Research Topics
The group focuses its research around topics related to how computer systems are managed, and allow applications to run smoothly with no knowledge of the underlying hardware while benefiting from safety and security features, as well as performance. More specifically, our work revolves around core operating systems topics (scheduling, memory management, unikernels), virtualization topics (device emulation, migration, resource management) and binary translation, with a flavor of formal verification.
In general, we use a very broad definition of operating systems, as you can see in our research topics below.
Scheduling
The thread scheduler is a core component of an operating system. It decides when threads run, for how long, on which core, and so on. Scheduling has been getting more complex over the years with the advances of computer hardware.
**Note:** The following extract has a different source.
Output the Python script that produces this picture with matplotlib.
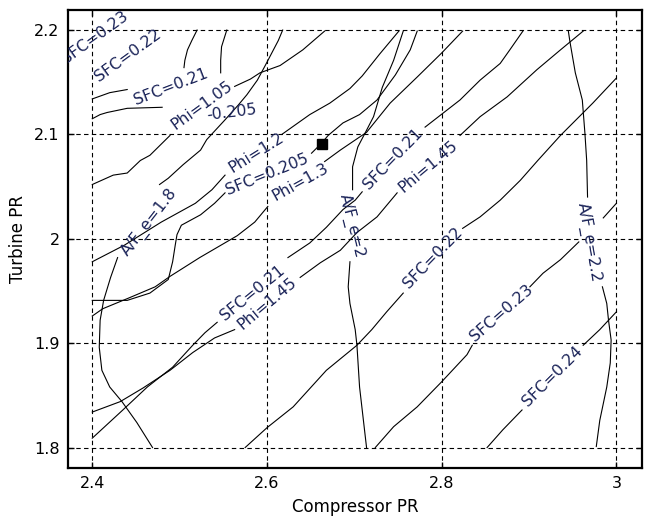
import numpy as np
import matplotlib
matplotlib.use("Agg")
import matplotlib.pyplot as plt

nan = np.nan

# contour traces, one array per level, NaN where the line breaks for a label
sfc_0205_x = [2.400, 2.409, 2.417, 2.440, 2.480, nan,
              2.547, 2.547, 2.548, 2.554, nan,
              2.400, 2.412, 2.440, 2.466, 2.487, 2.492, 2.495, 2.497, 2.502, 2.524, 2.540, 2.552, nan,
              2.651, 2.657, 2.663, 2.670, 2.687, 2.706, 2.726, 2.747, 2.764, 2.772]
sfc_0205_y = [2.115, 2.119, 2.121, 2.125, 2.126, nan,
              2.159, 2.171, 2.184, 2.200, nan,
              1.941, 1.941, 1.941, 1.948, 1.961, 1.978, 1.994, 2.004, 2.013, 2.023, 2.034, 2.044, nan,
              2.082, 2.087, 2.092, 2.099, 2.111, 2.119, 2.133, 2.157, 2.181, 2.199]

sfc_021_x = [2.400, 2.420, 2.440, nan,
             2.505, 2.506, 2.509, 2.514, 2.520, nan,
             2.400, 2.435, 2.463, 2.492, 2.515, 2.529, 2.543, nan,
             2.624, 2.649, 2.668, 2.687, 2.701, 2.709, nan,
             2.781, 2.801, 2.821, 2.844, 2.867, 2.878, 2.893]
sfc_021_y = [2.134, 2.140, 2.143, nan,
             2.164, 2.171, 2.181, 2.190, 2.200, nan,
             1.809, 1.836, 1.858, 1.877, 1.898, 1.910, 1.920, nan,
             1.982, 1.996, 2.011, 2.028, 2.037, 2.045, nan,
             2.107, 2.120, 2.133, 2.152, 2.168, 2.181, 2.199]

sfc_022_x = [2.575, 2.600, 2.630, 2.668, 2.703, 2.720, 2.737, 2.756, nan,
             2.824, 2.844, 2.867, 2.890, 2.910, 2.936, 2.973, 3.000]
sfc_022_y = [1.800, 1.819, 1.839, 1.874, 1.898, 1.913, 1.930, 1.948, nan,
             2.010, 2.021, 2.037, 2.056, 2.075, 2.099, 2.130, 2.154]

sfc_023_x = [2.724, 2.745, 2.772, 2.800, 2.829, 2.835, nan,
             2.901, 2.916, 2.936, 2.957, nan,
             2.985, 3.000]
sfc_023_y = [1.800, 1.820, 1.839, 1.863, 1.889, 1.898, nan,
             1.954, 1.967, 1.980, 1.997, nan,
             2.020, 2.034]

sfc_024_x = [2.852, 2.870, 2.892, nan, 2.962, 2.981, 3.000]
sfc_024_y = [1.800, 1.817, 1.836, nan, 1.898, 1.913, 1.930]

phi_105_x = [2.400, 2.424, 2.440, 2.455, 2.466, 2.489, nan,
             2.563, 2.581, 2.592, 2.615, 2.641, 2.666]
phi_105_y = [2.052, 2.061, 2.063, 2.075, 2.080, 2.099, nan,
             2.146, 2.153, 2.159, 2.166, 2.181, 2.199]

phi_12_x = [2.400, 2.437, 2.479, 2.518, 2.537, 2.552, nan,
            2.617, 2.649, 2.672, 2.695, 2.709, 2.729, 2.751]
phi_12_y = [1.978, 1.994, 2.016, 2.034, 2.047, 2.061, nan,
            2.100, 2.119, 2.130, 2.144, 2.156, 2.177, 2.199]

phi_13_x = [2.400, 2.412, 2.441, 2.472, 2.489, 2.523, 2.566, 2.586, 2.601, nan,
            2.666, 2.684, 2.714, 2.741, 2.772, 2.800, 2.824]
phi_13_y = [1.926, 1.933, 1.943, 1.954, 1.964, 1.982, 2.003, 2.016, 2.031, nan,
            2.074, 2.085, 2.102, 2.130, 2.155, 2.178, 2.199]

phi_145_x = [2.400, 2.432, 2.458, 2.489, 2.515, 2.540, 2.563, nan,
             2.638, 2.661, 2.684, 2.703, 2.726, 2.749, nan,
             2.821, 2.844, 2.875, 2.909, 2.936, 2.962]
phi_145_y = [1.834, 1.844, 1.857, 1.874, 1.891, 1.905, 1.913, nan,
             1.963, 1.977, 1.989, 2.006, 2.021, 2.044, nan,
             2.099, 2.117, 2.136, 2.162, 2.181, 2.199]

afe_18_x = [2.469, 2.451, 2.434, 2.420, 2.411, 2.408, 2.409, 2.413, 2.421, 2.429, nan,
            2.477, 2.487, 2.504, 2.524, 2.531, 2.552, 2.567, 2.577, 2.589, 2.598, 2.613, 2.618]
afe_18_y = [1.800, 1.824, 1.844, 1.858, 1.874, 1.896, 1.922, 1.941, 1.963, 1.982, nan,
            2.052, 2.058, 2.071, 2.085, 2.095, 2.114, 2.128, 2.138, 2.152, 2.166, 2.190, 2.200]

afe_2_x = [2.714, 2.706, 2.703, 2.701, 2.695, 2.693, 2.695, nan,
           2.698, 2.698, 2.704, 2.714, 2.722, 2.732, 2.745, 2.756]
afe_2_y = [1.800, 1.858, 1.898, 1.913, 1.938, 1.954, 1.978, nan,
           2.047, 2.069, 2.088, 2.104, 2.117, 2.145, 2.171, 2.199]

afe_22_x = [2.977, 2.981, 2.989, 2.993, 2.994, 2.991, 2.989, 2.984, nan,
            2.967, 2.966, 2.964, 2.961, 2.953, 2.947, 2.945]
afe_22_y = [1.801, 1.826, 1.858, 1.881, 1.903, 1.922, 1.938, 1.954, nan,
            2.040, 2.075, 2.101, 2.133, 2.159, 2.188, 2.199]

# inline contour labels
label_text = ["SFC=0.23", "SFC=0.22", "SFC=0.21", "-0.205", "Phi=1.05",
              "Phi=1.2", "SFC=0.205", "Phi=1.3", "A/F_e=1.8", "A/F_e=2",
              "SFC=0.21", "Phi=1.45", "SFC=0.21", "Phi=1.45", "SFC=0.22",
              "SFC=0.23", "SFC=0.24", "A/F_e=2.2"]
label_x = [2.403, 2.441, 2.490, 2.560, 2.526,
           2.588, 2.600, 2.638, 2.466, 2.697,
           2.744, 2.784, 2.583, 2.600, 2.790,
           2.868, 2.927, 2.968]
label_y = [2.193, 2.176, 2.146, 2.121, 2.128,
           2.082, 2.062, 2.054, 2.016, 2.012,
           2.077, 2.069, 1.948, 1.938, 1.982,
           1.929, 1.868, 1.997]
label_rot = [36, 36, 21, 7, 36,
             32, 22, 29, 52, -76,
             46, 40, 39, 40, 46,
             41, 45, -80]

# design point
point_x = [2.663]
point_y = [2.091]

x_ticks = [2.4, 2.6, 2.8, 3.0]
x_tick_labels = ["2.4", "2.6", "2.8", "3"]
y_ticks = [1.8, 1.9, 2.0, 2.1, 2.2]
y_tick_labels = ["1.8", "1.9", "2", "2.1", "2.2"]

levels = [
    (sfc_0205_x, sfc_0205_y), (sfc_021_x, sfc_021_y), (sfc_022_x, sfc_022_y),
    (sfc_023_x, sfc_023_y), (sfc_024_x, sfc_024_y),
    (phi_105_x, phi_105_y), (phi_12_x, phi_12_y), (phi_13_x, phi_13_y),
    (phi_145_x, phi_145_y),
    (afe_18_x, afe_18_y), (afe_2_x, afe_2_y), (afe_22_x, afe_22_y),
]

fig = plt.figure(figsize=(6.45, 5.18), dpi=100)
ax = fig.add_axes([0.1054, 0.0965, 0.8899, 0.8842])

for xs, ys in levels:
    ax.plot(xs, ys, color="black", linewidth=0.8)

label_color = "#1a2358"
for s, lx, ly, r in zip(label_text, label_x, label_y, label_rot):
    ax.text(lx, ly, s, rotation=r, rotation_mode="anchor",
            ha="center", va="center", fontsize=11.3,
            color=label_color, clip_on=True)

ax.plot(point_x, point_y, marker="s", color="black", markersize=6.5,
        linestyle="none")

ax.set_xlim(2.3722, 3.0293)
ax.set_ylim(1.7804, 2.2192)
ax.set_xticks(x_ticks)
ax.set_xticklabels(x_tick_labels)
ax.set_yticks(y_ticks)
ax.set_yticklabels(y_tick_labels)
ax.tick_params(direction="in", length=4, width=1, labelsize=11.5,
               top=True, right=True, pad=6)
ax.grid(True, color="black", linestyle=(0, (4, 3)), linewidth=0.8)
for sp in ax.spines.values():
    sp.set_linewidth(1.6)

ax.set_xlabel("Compressor PR", fontsize=12, labelpad=5)
ax.set_ylabel("Turbine PR", fontsize=12, labelpad=5)

fig.savefig("out.png", dpi=100)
The introduction of cache hierarchies, simultaneous multi-threading, non-uniform memory accesses architectures make the scheduler’s job harder as it needs to use these technologies as efficiently as possible to improve application performance.
Our work focuses on improving schedulers on modern architectures by leveraging all these innovations. We also work on providing more application-specific scheduling strategies tailored specifically for a given class of applications in order to optimize its performance metrics.
Virtualization
The cloud infrastructure is the backbone of a large number of applications widely used. To manage such a large and versatile architecture, cloud providers heavily rely on virtualization technologies to provide easy deployment and isolation to users.
We work on various problems in the area related to resource allocation, memory management, device management, and so on. In particular, we currently have a heavy focus on memory-related topics, such as improving the support for NUMA systems, or CXL-based memory tiering.
Binary Translation
With the emergence of new processor architectures such as Arm and RISC-V, the landscape of computing hardware is steadily shifting in the recent years. Industry players such as Apple, Amazon or Microsoft are moving away from the dominant x86 architecture to favor new features, higher performance or power efficiency offered by these new competitors. However, this transition is not straightforward since existing software is not compatible across architectures. Binary translation systems solve this issue by emulating the source architecture on the target one, translating every source instruction into a set of equivalent target instructions.
These systems have been around for a while, but they often suffer from performance and correctness problems. Translated binaries are usually slower than the same program natively built for the target architecture, and are sometimes even incorrectly translated, leading to bugs.
Our work addresses both of these components by working on novel techniques that leverage modern hardware to efficiently emulate programs on different architectures while ensuring the correctness of the translation.